Pick-up trucks are work horses. That means they tend to live punishing lives, carrying or towing heavy loads over long distances, and being driven off-road and through muddy building sites. Their cabins often show the signs of a demanding working life after only a couple of years.
They are built to take that sort of punishment, however, and as long as the vehicle has been properly maintained it shouldn’t feel fragile. Nonetheless, you should inspect any potential purchase even more thoroughly than you would a conventional passenger car for signs of damage, mistreatment and wear and tear.
Off-road use can result in significant damage, particularly to the underside of the vehicle. Give it a thorough going over for signs of the body structure, suspension arms, prop shaft and driveshafts having impacted against immovable rocks or rough gravel tracks. Meanwhile, a pick-up that has regularly towed or carried heavy loads will have taken more life out of its engine and transmission than one that hasn’t. Check that the gearbox operates smoothly and effortlessly.
Ranger-specific faults include failing mass airflow sensors, which results in poor fuel efficiency and reduced performance. Oil pumps are another known weakness on the Ranger. If allowed to fail the engine can let go altogether. Check for a rattling sound from the engine bay and a warning light on the dashboard as a minimum, although you’d be well advised to have a replacement pump fitted if the vehicle in question hasn’t received a new one in recent years. The part itself isn’t expensive at £100 or so, but you’ll pay another £500 to have it fitted.
Finally, whether you’re buying from a main dealer or an independent garage, ask for proof of any relevant recall work having been carried out.
The CarGurus Verdict
The Ranger is one of the better handling vehicles of its type, steering with more precision and resisting body roll more convincingly than rivals from Nissan, Isuzu and Mitsubishi. Comparable machines from VW and Mercedes-Benz, however, are more refined and civilised on the road.
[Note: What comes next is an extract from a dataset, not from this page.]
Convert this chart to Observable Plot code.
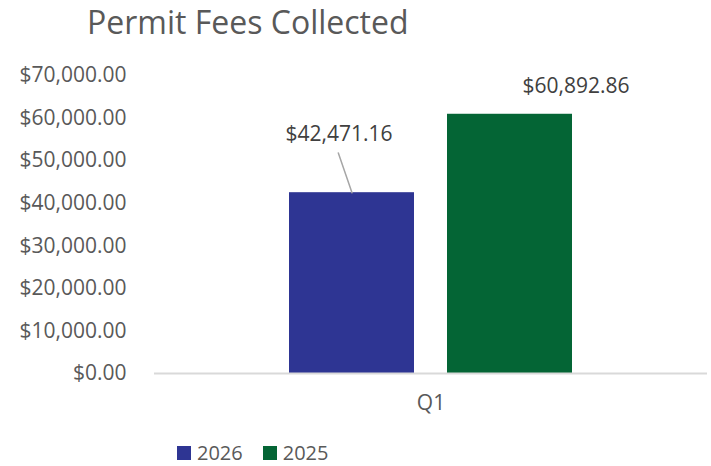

Durable, reliable, tough and effective off-road, too, the Ranger is a very capable all-rounder. It was also the first pick-up truck to score a five-star Euro NCAP crash rating when it arrived several years ago, so it was even something of a pioneer.
The key to buying a good Ranger is identifying the type of cabin and the exact engine and transmission that would suit your requirements, then searching for a suitable example that has clearly been well looked after. Be mindful of the vehicle’s known weaknesses, too, such as fragile oil pumps. Get all of that right, though, and you’ll soon see why the Ford Ranger is the UK’s favourite pick-up truck.